After the trial by a judge who wore his partiality on his robes came to its inevitable guilty verdict but before the inevitable reversal on appeal, college campuses and cities around the country exploded on The Day After. For an adolescent male, the rioting was a testosterone rush. Those disturbances wrought another set of riot conspiracy charges, which gave prominence to defendant activist, later rabbi, Michael Lerner and many others. Those cases ended when prosecutors, police and Nixon administration official preferred not to give defense lawyers the records of their own misconduct.

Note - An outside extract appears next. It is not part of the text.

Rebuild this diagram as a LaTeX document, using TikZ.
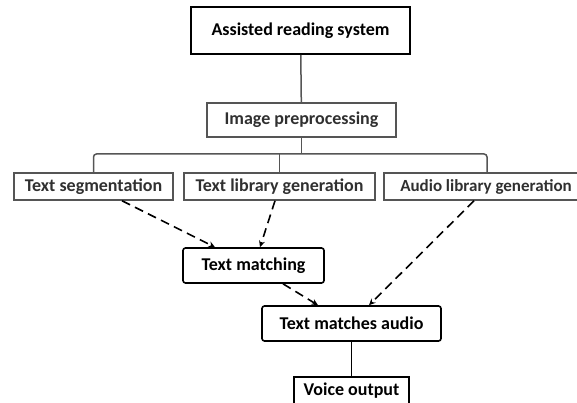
\documentclass[tikz,border=0pt]{standalone}
\usepackage{fontspec}
\setmainfont{Carlito}
\usepackage{tikz}
\usetikzlibrary{arrows.meta}

\definecolor{boxgray}{HTML}{555555}
\definecolor{txtgray}{HTML}{303030}

\begin{document}
\begin{tikzpicture}[x=1pt,y=-1pt,
	blackbox/.style={draw=black, line width=1.8pt, inner sep=0pt, font=\bfseries\fontsize{18}{21}\selectfont, text=black},
	graybox/.style={draw=boxgray, line width=1.5pt, inner sep=0pt, font=\bfseries\fontsize{18}{21}\selectfont, text=txtgray},
	roundbox/.style={blackbox, line width=1.6pt, rounded corners=2.5pt},
	dasharrow/.style={line width=1.6pt, dash pattern=on 9pt off 5.5pt, -{Stealth[length=6.5pt,width=6pt]}}]
		\path[use as bounding box, clip] (0,0) rectangle (577,403);
		\node[blackbox, minimum width=219pt, minimum height=47pt] (sys) at (300.5,30.5) {Assisted reading system};
		\node[graybox, minimum width=189pt, minimum height=34pt] (pre) at (301.5,120) {Image preprocessing};
		\foreach \x/\w/\alph/\name in {
			93.5/159/seg/Text segmentation,
			279.5/191/lib/Text library generation
		}{
			\node[graybox, minimum width=\w pt, minimum height=27pt] (\alph) at (\x,186.5) {\name};
		}
		\node[graybox, minimum width=204pt, minimum height=27pt, font=\bfseries\fontsize{17}{20}\selectfont] (aud) at (486,186.5) {Audio library generation};
		\node[roundbox, minimum width=141pt, minimum height=35pt] (match) at (253.5,265.5) {Text matching};
		\node[roundbox, minimum width=179pt, minimum height=35pt] (mau) at (351.5,323.5) {Text matches audio};
		\node[blackbox, line width=1.6pt, minimum width=115pt, minimum height=27pt] (voice) at (351.5,390.5) {Voice output};
		% tree lines
		\coordinate (bus) at (301.5,154);
		\draw[boxgray, line width=1.5pt] (sys) -- (pre);
		\draw[boxgray, line width=1.5pt] (pre) -- (bus);
		\draw[boxgray, line width=1.5pt, rounded corners=3pt] (seg.north) |- (bus) -| ([xshift=1pt]aud.north);
		\draw[boxgray, line width=1.5pt] (lib.north) -- (lib.north |- bus);
		% dashed arrows
		\draw[dasharrow] ([xshift=28.5pt]seg.south) -- ([xshift=-38.5pt]match.north);
		\draw[dasharrow] ([xshift=-4.5pt]lib.south) -- ([xshift=6.5pt]match.north);
		\draw[dasharrow] ([xshift=-12pt]aud.south) -- ([xshift=17.5pt]mau.north);
		\draw[dasharrow] ([xshift=29.5pt]match.south) -- ([xshift=-33.5pt]mau.north);
		\draw[line width=1.5pt] (mau) -- (voice);
	\end{tikzpicture}
\end{document}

“One, two Screw Magoo! Three, four Stop the War….” Popular anger, off of which Nixon image-handlers spun a 1972 re-election with the help of Democratic divisions. The Nixon Democrats begat the Reagan Democrats begat the MAGAs. By which time Abbie and Jerry, the latter hit by a car while crossing a busy Los Angeles street, were no longer with us.

Well, Trump has shown us that he can disrespect a judge too – but never so well as when Abbie told Julius that the latter was a “shande fur de goyim” (Hebrew for disgrace before the Gentiles.) Abbie got a contempt citation for that, too, but never were his insults to crude as Trump’s tweets.

And Trump can gin up a riot, too. But I’m expecting a few violent fanatics to act out when he goes to jail, but never anything like TDA. More like Joe McCarthy pleading “point of order, point of order!” when his gig with the Senate committee was up.

Donald Trump, you’re no Abbie Hoffman.